Wow. It’s March already. Not only that but I’m three days in. My intention this month has been forming for a few weeks now, it hasn’t completely landed but it’s here. So away I go…
During the Forrest Foundation training, we are introduced to our “future selves.” It’s who we are X number of years down the road. It’s where we are in life. It’s how we act, walk, talk, carry ourselves. It was me, but only future me. I won’t say where in time my future self was because that feels like cheating him in some way. But he’s out there, waiting.

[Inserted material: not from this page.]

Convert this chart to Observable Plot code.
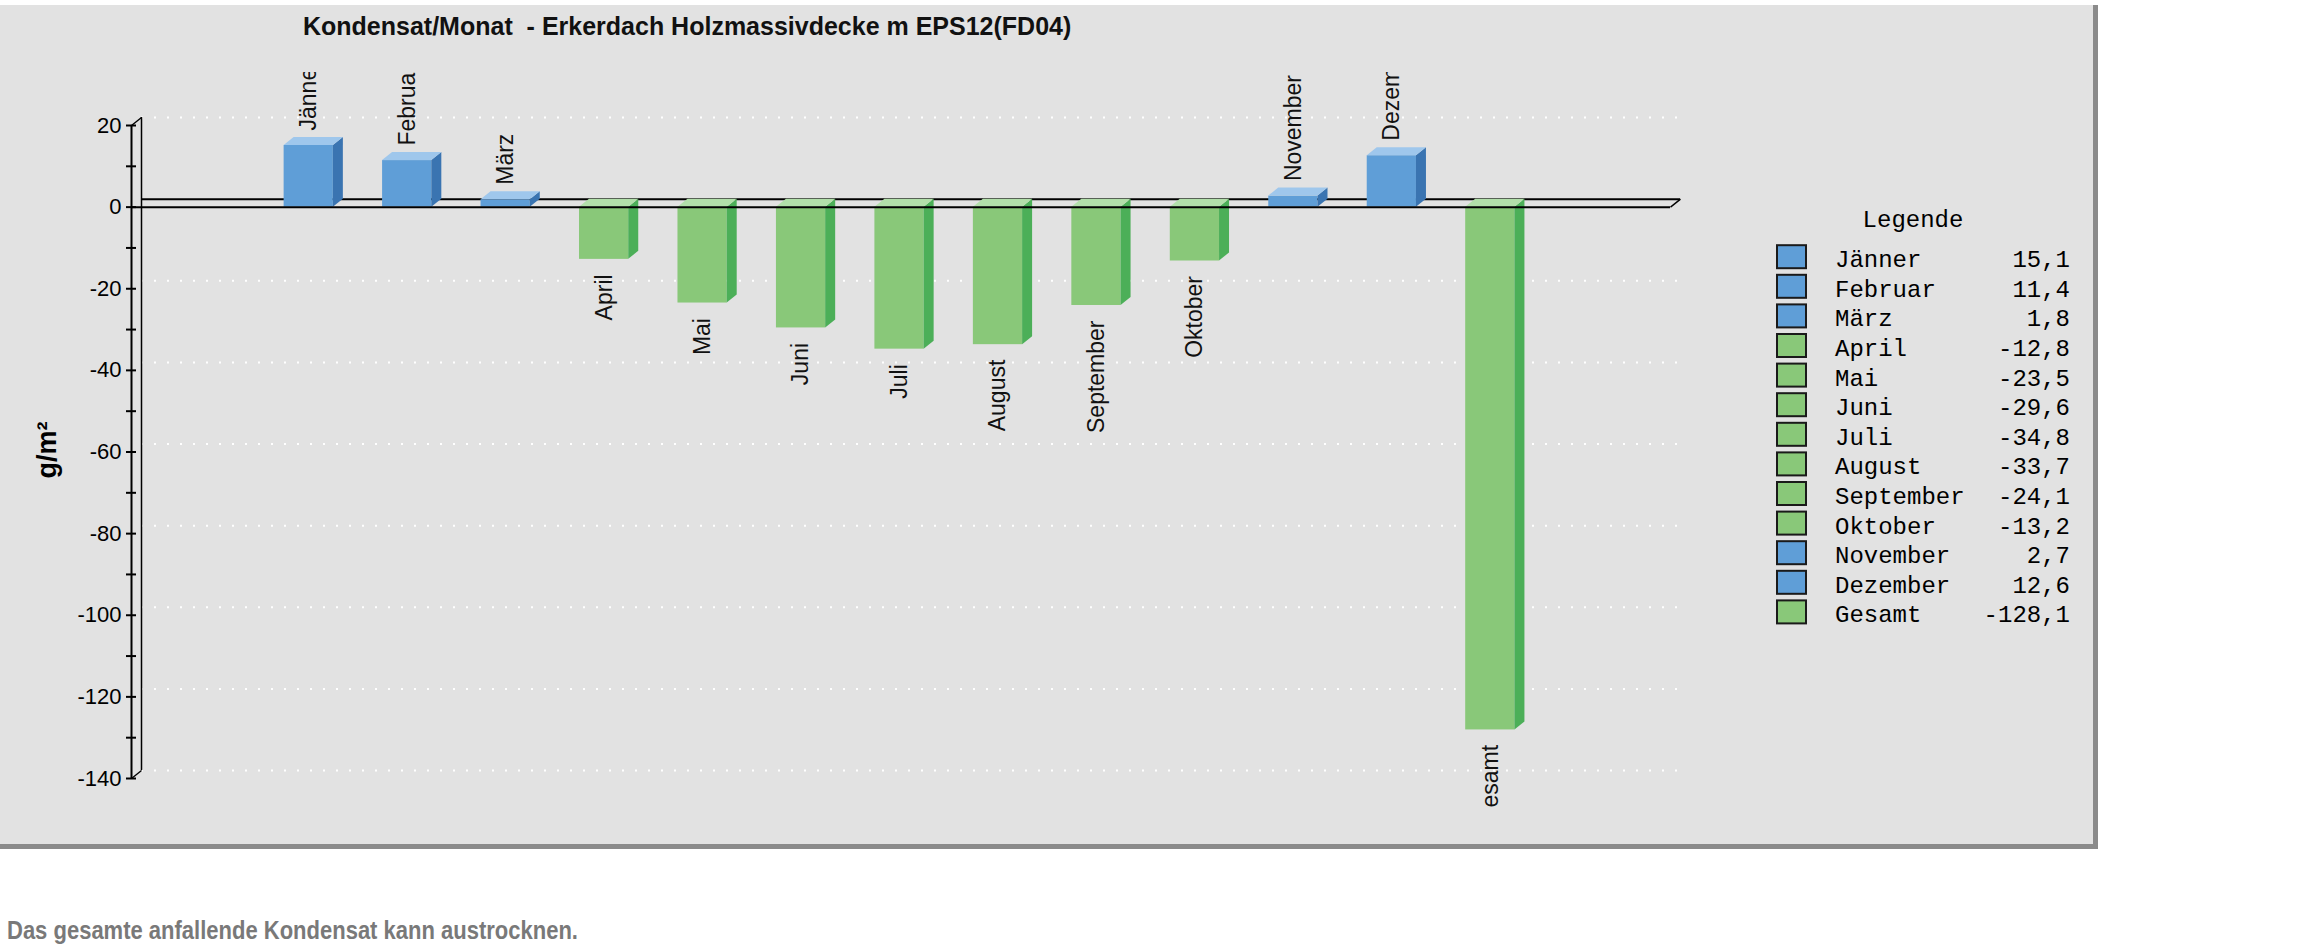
<!DOCTYPE html>
<html>
<head>
<meta charset="utf-8">
<script src="https://cdn.jsdelivr.net/npm/d3@7"></script>
<script src="https://cdn.jsdelivr.net/npm/@observablehq/plot@0.6"></script>
<style>
  html, body { margin: 0; padding: 0; background: #ffffff; }
  body { width: 2307px; height: 947px; overflow: hidden; position: relative;
         font-family: "Liberation Sans", Arial, sans-serif; }
  #panel { position: absolute; left: 0; top: 5px; width: 2093px; height: 839px;
           background: #e2e2e2; border-right: 5px solid #8b8b8b; border-bottom: 5px solid #8b8b8b; }
  #panel svg { position: absolute; left: 0; top: 0; }
  #caption { position: absolute; left: 7px; top: 918px; white-space: nowrap;
             font: bold 25px/25px "Liberation Sans", Arial, sans-serif; color: #797979;
             transform: scaleX(0.88); transform-origin: 0 0; }
</style>
</head>
<body>
<div id="panel"></div>
<div id="caption"></div>
<script>
// ---------------- data ----------------
const months = ["Jänner", "Februar", "März", "April", "Mai", "Juni", "Juli",
                "August", "September", "Oktober", "November", "Dezember", "Gesamt"];
const values = [15.1, 11.4, 1.8, -12.8, -23.5, -29.6, -34.8, -33.7, -24.1, -13.2, 2.7, 12.6, -128.1];
const yTickLabels = [20, 0, -20, -40, -60, -80, -100, -120, -140];
const yTickMarks = [20, 10, 0, -10, -20, -30, -40, -50, -60, -70, -80, -90, -100, -110, -120, -130, -140];
const gridValues = [20, -20, -40, -60, -80, -100, -120, -140];
const chartTitle = "Kondensat/Monat  - Erkerdach Holzmassivdecke m EPS12(FD04)";
const yLabel = "g/m²";
const legendTitle = "Legende";
const captionText = "Das gesamte anfallende Kondensat kann austrocknen.";

// ---------------- layout ----------------
const W = 2093, H = 839;
const frameLeft = 131, frameRight = 1670;
const yRange = [773, 120];
const yDomain = [-140, 20];
const xDomain = [-1.8, 13.83];
const halfW = 0.25;
const depthPxX = 10, depthPxY = 8;
const pxPerX = (frameRight - frameLeft) / (xDomain[1] - xDomain[0]);
const pxPerY = (yRange[0] - yRange[1]) / (yDomain[1] - yDomain[0]);
const dX = depthPxX / pxPerX, dY = depthPxY / pxPerY;

const pal = {
  pos: {front: "#5f9ed7", top: "#9fc7ec", side: "#3a74b1"},
  neg: {front: "#89c879", top: "#b2dfaa", side: "#4caf58"}
};

const data = months.map((m, i) => ({m, i, v: values[i], k: values[i] >= 0 ? "pos" : "neg"}));

const sidePts = data.flatMap(d => [
  {i: d.i, x: d.i + halfW, y1: 0, y2: d.v, c: pal[d.k].side},
  {i: d.i, x: d.i + halfW + dX, y1: dY, y2: d.v + dY, c: pal[d.k].side}
]);
const topPts = data.flatMap(d => {
  const base = d.v >= 0 ? d.v : 0;
  return [
    {i: d.i, y: base, x1: d.i - halfW, x2: d.i + halfW, c: pal[d.k].top},
    {i: d.i, y: base + dY, x1: d.i - halfW + dX, x2: d.i + halfW + dX, c: pal[d.k].top}
  ];
});
const slants = [
  {x1: xDomain[0], y1: yDomain[1], x2: xDomain[0] + dX, y2: yDomain[1] + dY},
  {x1: xDomain[0], y1: yDomain[0], x2: xDomain[0] + dX, y2: yDomain[0] + dY},
  {x1: xDomain[1], y1: 0, x2: xDomain[1] + dX, y2: dY}
];

const chart = Plot.plot({
  width: W, height: H,
  marginLeft: frameLeft, marginRight: W - frameRight, marginTop: 67, marginBottom: 35,
  style: {background: "transparent", fontFamily: "'Liberation Sans', Arial, sans-serif", fontSize: "22px", color: "#000", overflow: "visible"},
  x: {type: "linear", domain: xDomain, range: [frameLeft, frameRight], axis: null},
  y: {type: "linear", domain: yDomain, range: yRange},
  color: {type: "identity"},
  marks: [
    Plot.ruleY(gridValues, {y: d => d, dx: depthPxX, dy: -depthPxY, stroke: "#ffffff", strokeWidth: 2, strokeDasharray: "2 11"}),
    Plot.ruleY([0], {dx: depthPxX, dy: -depthPxY, stroke: "#000", strokeWidth: 2}),
    Plot.ruleX([xDomain[0]], {y1: yDomain[1], y2: yDomain[0], dx: depthPxX, dy: -depthPxY, stroke: "#000", strokeWidth: 1.5}),
    Plot.link(slants, {x1: "x1", y1: "y1", x2: "x2", y2: "y2", stroke: "#000", strokeWidth: 1.5}),
    Plot.rect(data, {x1: d => d.i - halfW, x2: d => d.i + halfW, y1: 0, y2: "v", fill: d => pal[d.k].front}),
    Plot.areaY(sidePts, {x: "x", y1: "y1", y2: "y2", z: "i", fill: "c"}),
    Plot.areaX(topPts, {y: "y", x1: "x1", x2: "x2", z: "i", fill: "c"}),
    Plot.ruleY([0], {stroke: "#000", strokeWidth: 2}),
    Plot.ruleX([xDomain[0]], {y1: yDomain[1], y2: yDomain[0], stroke: "#000", strokeWidth: 2}),
    Plot.tickY(yTickMarks, {y: d => d, insetRight: (frameRight - frameLeft) - 10, dx: -5, stroke: "#000", strokeWidth: 2}),
    Plot.axisY({ticks: yTickLabels, tickSize: 0, tickPadding: 10, tickFormat: d => String(d), label: null, fontSize: 22, fill: "#000"}),
    Plot.text(data.filter(d => d.v >= 0), {x: "i", y: "v", text: "m", rotate: -90, textAnchor: "start", dy: -15, fontSize: 23, fill: "#111", clip: "frame"}),
    Plot.text(data.filter(d => d.v < 0), {x: "i", y: "v", text: "m", rotate: -90, textAnchor: "end", dy: 15, fontSize: 23, fill: "#111", clip: "frame"})
  ]
});
const panel = document.getElementById("panel");
panel.appendChild(chart);

// ---------------- overlay: title, y label, legend ----------------
const ov = d3.select(panel).append("svg")
  .attr("width", W).attr("height", H)
  .style("overflow", "visible");

ov.append("text")
  .attr("x", 303).attr("y", 30)
  .attr("font-family", "'Liberation Sans', Arial, sans-serif")
  .attr("font-size", 25).attr("font-weight", "bold")
  .attr("fill", "#111")
  .style("white-space", "pre")
  .text(chartTitle);

ov.append("text")
  .attr("transform", "translate(56,445) rotate(-90)")
  .attr("text-anchor", "middle")
  .attr("font-family", "'Liberation Sans', Arial, sans-serif")
  .attr("font-size", 27).attr("font-weight", "bold")
  .attr("fill", "#000")
  .text(yLabel);

const mono = "'Liberation Mono', 'DejaVu Sans Mono', monospace";
ov.append("text")
  .attr("x", 1913).attr("y", 222)
  .attr("text-anchor", "middle")
  .attr("font-family", mono).attr("font-size", 24)
  .attr("fill", "#000")
  .text(legendTitle);

const fmt = v => v.toFixed(1).replace(".", ",");
const rows = ov.append("g").selectAll("g").data(data).join("g")
  .attr("transform", d => `translate(0,${251.7 + 29.6 * d.i})`);
rows.append("rect")
  .attr("x", 1777).attr("y", -11.5).attr("width", 29).attr("height", 23)
  .attr("fill", d => pal[d.k].front).attr("stroke", "#1a1a1a").attr("stroke-width", 2);
rows.append("text")
  .attr("x", 1835).attr("y", 10.5)
  .attr("font-family", mono).attr("font-size", 24).attr("fill", "#000")
  .text(d => d.m);
rows.append("text")
  .attr("x", 2070).attr("y", 10.5).attr("text-anchor", "end")
  .attr("font-family", mono).attr("font-size", 24).attr("fill", "#000")
  .text(d => fmt(d.v));

document.getElementById("caption").textContent = captionText;
</script>
</body>
</html>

In January, working with Ana in Monterrey, MX, she uttered the absolutely true words “Aren’t you sick of dealing with those *nemesis thoughts?” And then gave me one of the best compliments I’ve ever received. In January, I was sick of those thoughts. On March 1, I followed them. During a practice that started when I doubted a decision I made, it all came up. I stayed with it though. I kept activating my feet; I kept my breath; when my instinct to run or crack a joke kicked in — I stayed. And I learned so much.

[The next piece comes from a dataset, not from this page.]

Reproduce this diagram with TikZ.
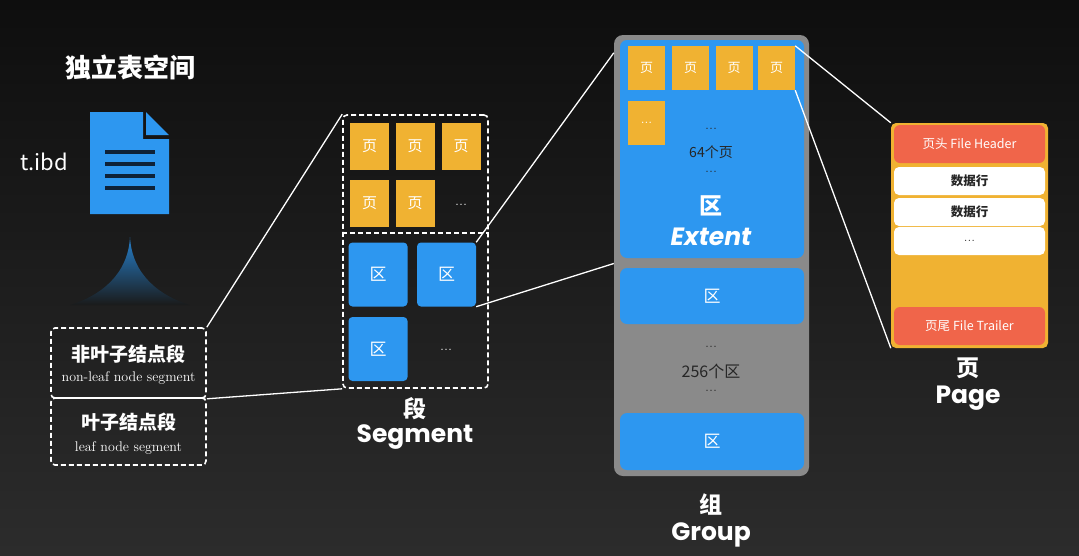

This month, I want to stay present. I want to feel, not only myself but those around me. I want to connect – in real life – with students/friends/family and not via text. I want to step into this version of myself I know is already inside of me. I’m taking those steps now. I’ve deleted apps from my phone that keep me on my phone and not in life. I’m working toward calling over texting. I’m stepping into life.

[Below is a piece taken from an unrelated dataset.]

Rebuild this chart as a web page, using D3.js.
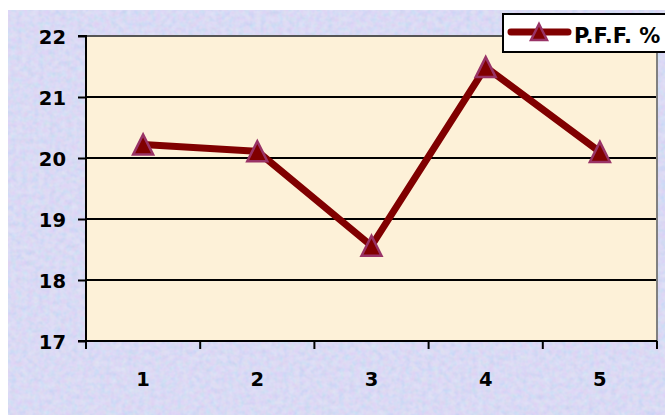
<!DOCTYPE html>
<html><head><meta charset="utf-8">
<script src="https://cdn.jsdelivr.net/npm/d3@7"></script>
<style>html,body{margin:0;padding:0;background:#fff;}svg{display:block;}</style>
</head><body>
<script>
const categories = ["1","2","3","4","5"];
const pffValues = [20.22, 20.11, 18.56, 21.49, 20.10];
const yTicks = [17,18,19,20,21,22];
const seriesName = "P.F.F. %";

const W = 665, H = 415;
const FONT = "'DejaVu Sans', Arial, sans-serif";
const svg = d3.select("body").append("svg").attr("width", W).attr("height", H);
const defs = svg.append("defs");
const f = defs.append("filter").attr("id","tex").attr("x",0).attr("y",0).attr("width","100%").attr("height","100%");
f.append("feTurbulence").attr("type","fractalNoise").attr("baseFrequency","0.18").attr("numOctaves",2).attr("seed",3).attr("result","n");
f.append("feColorMatrix").attr("in","n").attr("type","matrix")
 .attr("values","0.9 0 0 0 0.45  0 0.5 0 0 0.55  0 0 0.3 0 0.8  0 0 0 0 0.35");
f.append("feComposite").attr("in2","SourceGraphic").attr("operator","over");

svg.append("rect").attr("width",W).attr("height",H).attr("fill","#fff");
svg.append("rect").attr("x",8).attr("y",10).attr("width",W-8).attr("height",H-10).attr("fill","#C9D2F1");
svg.append("rect").attr("x",8).attr("y",10).attr("width",W-8).attr("height",H-10).attr("fill","#C9D2F1").attr("filter","url(#tex)");

const pl = 86, pr = 657, pt = 36, pb = 341;
const x = d3.scaleBand().domain(categories).range([pl, pr]);
const y = d3.scaleLinear().domain([17,22]).range([pb, pt]);

svg.append("rect").attr("x",pl).attr("y",pt).attr("width",pr-pl).attr("height",pb-pt).attr("fill","#FDF1D8");

// gridlines
svg.append("g").selectAll("line").data(yTicks.filter(d=>d>17)).join("line")
  .attr("x1",pl).attr("x2",pr).attr("y1",d=>y(d)).attr("y2",d=>y(d))
  .attr("stroke",d=>d===22?"#555":"#000").attr("stroke-width",2);
// right border
svg.append("line").attr("x1",pr).attr("x2",pr).attr("y1",pt).attr("y2",pb).attr("stroke","#808080").attr("stroke-width",2);

// y axis
const yAxis = d3.axisLeft(y).tickValues(yTicks).tickSize(8).tickPadding(12).tickFormat(d3.format("d"));
const ya = svg.append("g").attr("transform",`translate(${pl},0)`).call(yAxis);
ya.select(".domain").attr("stroke","#000").attr("stroke-width",2).attr("d",`M-8,${pt}H0V${pb}H-8`);
ya.selectAll(".tick line").attr("stroke","#000").attr("stroke-width",2);
ya.selectAll(".tick text").attr("font-family",FONT).attr("font-size",19.5).attr("font-weight","bold").attr("fill","#000").attr("dy","0.4em");

// x axis
const xa = svg.append("g").attr("transform",`translate(0,${pb})`);
xa.append("line").attr("x1",pl).attr("x2",pr).attr("stroke","#000").attr("stroke-width",2);
const bounds = categories.map(c=>x(c)).concat([pr]);
xa.selectAll("line.t").data(bounds).join("line").attr("class","t")
  .attr("x1",d=>d).attr("x2",d=>d).attr("y1",0).attr("y2",8).attr("stroke","#000").attr("stroke-width",2);
xa.selectAll("text").data(categories).join("text")
  .attr("x",d=>x(d)+x.bandwidth()/2).attr("y",38).attr("text-anchor","middle").attr("dy","0.36em")
  .attr("font-family",FONT).attr("font-size",19.5).attr("font-weight","bold").text(d=>d);

// line
const pts = categories.map((c,i)=>[x(c)+x.bandwidth()/2, y(pffValues[i])]);
svg.append("path").attr("d",d3.line()(pts)).attr("fill","none").attr("stroke","#800000").attr("stroke-width",7).attr("stroke-linejoin","miter");
const tri = (s)=>`M0,${-s/2}L${s/2},${s/2}L${-s/2},${s/2}Z`;
svg.append("g").selectAll("path").data(pts).join("path")
  .attr("transform",d=>`translate(${d[0]},${d[1]})`).attr("d",tri(20))
  .attr("fill","#800000").attr("stroke","#993366").attr("stroke-width",2.5);

// legend
const lg = svg.append("g");
lg.append("rect").attr("x",503).attr("y",14).attr("width",175).attr("height",38).attr("fill","#fff").attr("stroke","#000").attr("stroke-width",2);
lg.append("line").attr("x1",511).attr("x2",568).attr("y1",32).attr("y2",32).attr("stroke","#800000").attr("stroke-width",7).attr("stroke-linecap","round");
lg.append("path").attr("transform","translate(539,32)").attr("d",tri(16)).attr("fill","#800000").attr("stroke","#993366").attr("stroke-width",2.5);
lg.append("text").attr("x",574).attr("y",35).attr("dy","0.36em").attr("font-family",FONT).attr("font-size",21).attr("font-weight","bold").text(seriesName);
</script>
</body></html>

I’m also not afraid. My friend, mentor, Forrest Teacher, studio owner AD gave me a pink dragon vein agate mala last year. I don’t wear it often. That particular stone amplifies the ability to manifest. I’m already really good at manifesting things. I have never wanted to manifest something accidentally. But I’m wearing it more. I’m holding it. Because if I’m the best version of myself, I’m only manifesting good things to come. And if I manifest good things to come, I’m getting stronger, happier, more confident.
This month, my intention is to not dim out, to not hide, and to not play coy. I’m a fucking dragon. I don’t need to roar. But I will.
*Nemesis thoughts are those that are on replay in our heads, taking us down, telling us we’re not good enough, strong enough, etc.